Choose your boss well.
That’s it. Because your boss means everything. The wrong boss can be a disaster. The right boss can shape your career for the better for the rest of your life.
So, what do you look for in a boss? Mainly, you look for the qualities you want to learn and emulate when you will move up to your next position as the “boss.” Here are some qualities to look for:
1. Choose a good teacher. If the boss wants to develop the talent of those who report to hem/her, then the boss needs to be a good, effective teacher. So, choose a boss who has much to teach you, and, knows how to teach you – is good at teaching. This is important because you have much to learn, and someday you will have much to teach, and people to teach it to.

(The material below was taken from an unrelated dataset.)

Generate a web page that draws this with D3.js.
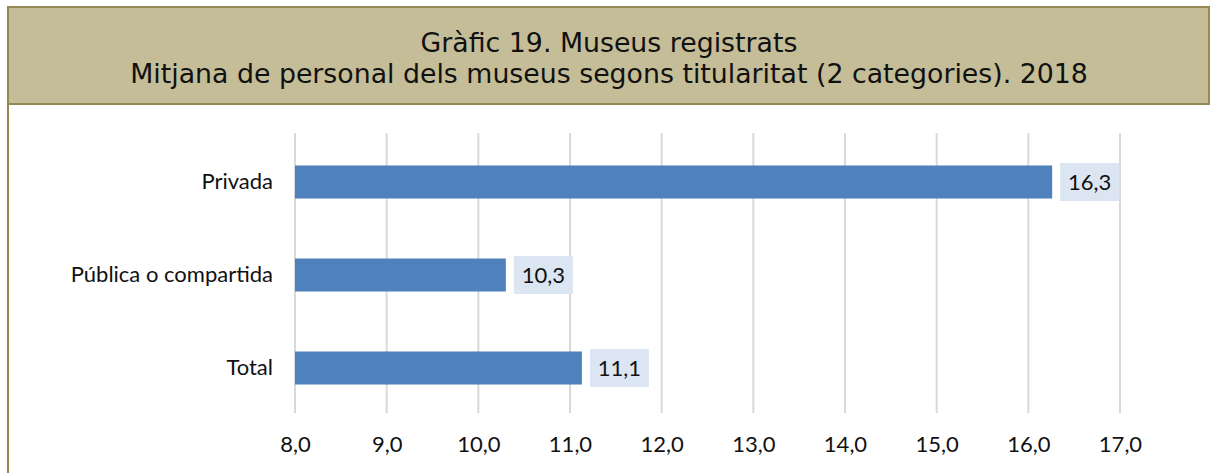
<!DOCTYPE html>
<html>
<head>
<meta charset="utf-8">
<script src="https://cdn.jsdelivr.net/npm/d3@7"></script>
<style>
  body { margin: 0; background: #fff; }
  svg { display: block; }
</style>
</head>
<body>
<svg id="chart"></svg>
<script>
// data
var categories = ['Privada', 'Pública o compartida', 'Total'];
var values = [16.26, 10.3, 11.13];
var tick_values = [8, 9, 10, 11, 12, 13, 14, 15, 16, 17];
var title_lines = ['Gràfic 19. Museus registrats',
    'Mitjana de personal dels museus segons titularitat (2 categories). 2018'];

var width = 1210, height = 473;
var color_bar = '#4f81bd';
var color_label_bg = '#dce6f2';
var color_grid = '#d9d9d9';
var color_head = '#c4bd97';
var color_frame = '#938953';
var font_body = 'Lato, sans-serif';
var font_size = 22;

var svg = d3.select('#chart')
    .attr('width', width)
    .attr('height', height);

// frame + header band
svg.append('line')
    .attr('x1', 8).attr('y1', 7).attr('x2', 8).attr('y2', height)
    .attr('stroke', color_frame).attr('stroke-width', 2);
svg.append('rect')
    .attr('x', 8).attr('y', 7)
    .attr('width', 1201).attr('height', 97)
    .attr('fill', color_head)
    .attr('stroke', color_frame)
    .attr('stroke-width', 2);

var t = svg.append('text')
    .attr('text-anchor', 'middle')
    .attr('font-family', 'DejaVu Sans, Verdana, sans-serif')
    .attr('font-size', 24)
    .attr('fill', '#111');
t.append('tspan').attr('x', 609).attr('y', 52).text(title_lines[0]);
var t2 = t.append('tspan').attr('x', 609).attr('y', 83).text(title_lines[1]);
// fit the long line to the width it has in the picture
var w2 = t2.node().getComputedTextLength();
t.attr('font-size', 24 * 958 / w2);

// plot
var plot_top = 133, plot_bottom = 413;
var x = d3.scaleLinear()
    .domain([8, 17])
    .range([295, 1120]);
var y = d3.scaleBand()
    .domain(categories)
    .range([148, 402])
    .paddingInner(0.645)
    .paddingOuter(0.188);

var fmt = function(v) { return v.toFixed(1).replace('.', ','); };

// gridlines
svg.append('g')
    .selectAll('line')
    .data(tick_values)
    .join('line')
    .attr('x1', function(d) { return x(d); })
    .attr('x2', function(d) { return x(d); })
    .attr('y1', plot_top)
    .attr('y2', plot_bottom)
    .attr('stroke', color_grid)
    .attr('stroke-width', 2);

// x axis labels
var xAxis = d3.axisBottom(x)
    .tickValues(tick_values)
    .tickFormat(fmt)
    .tickSize(0)
    .tickPadding(0);
var gx = svg.append('g')
    .attr('transform', 'translate(0, 436)')
    .call(xAxis);
gx.select('.domain').remove();
gx.selectAll('text')
    .attr('font-family', font_body)
    .attr('font-size', font_size)
    .attr('fill', '#111');

// y axis labels
var yAxis = d3.axisLeft(y).tickSize(0).tickPadding(22);
var gy = svg.append('g')
    .attr('transform', 'translate(' + x(8) + ', 0)')
    .call(yAxis);
gy.select('.domain').remove();
gy.selectAll('text')
    .attr('font-family', font_body)
    .attr('font-size', font_size)
    .attr('fill', '#111');

// bars
var rows = categories.map(function(c, i) { return {cat: c, val: values[i]}; });
svg.append('g')
    .selectAll('rect')
    .data(rows)
    .join('rect')
    .attr('x', x(8))
    .attr('y', function(d) { return y(d.cat); })
    .attr('width', function(d) { return x(d.val) - x(8); })
    .attr('height', y.bandwidth())
    .attr('fill', color_bar);

// value labels in light boxes
var lab = svg.append('g')
    .selectAll('g')
    .data(rows)
    .join('g')
    .attr('transform', function(d) {
        return 'translate(' + (x(d.val) + 8) + ', ' + (y(d.cat) + y.bandwidth() / 2) + ')';
    });
lab.append('rect')
    .attr('x', 0).attr('y', -19)
    .attr('width', 59).attr('height', 38)
    .attr('fill', color_label_bg);
lab.append('text')
    .attr('x', 29.5)
    .attr('y', 0)
    .attr('dy', '0.35em')
    .attr('text-anchor', 'middle')
    .attr('font-family', font_body)
    .attr('font-size', font_size)
    .attr('fill', '#111')
    .text(function(d) { return fmt(d.val); });
</script>
</body>
</html>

2. Choose a good “carer.” (“Carer” is probably not a word, but the idea is clear — choose a boss who cares for people – genuinely, deeply. Because after all, a boss leads real people, and the ability to care for each person is really critical. You need to develop this trait. And it helps to learn from someone who is good at it.
3. Choose a good team leader. If a boss is good at building a team, then the future will be a lot better. You need to be part of a team with a good leader, so that later you can be a good team leader yourself.
These are just a few of the traits to look for in your next boss. There are probably a few more just as important as these, like: choose an ethical boss; choose a boss who cultivates an environment of fun; choose a boss who is a good coach as well as teacher… You can add to this list.
But this I know for sure – choosing your boss well is really important.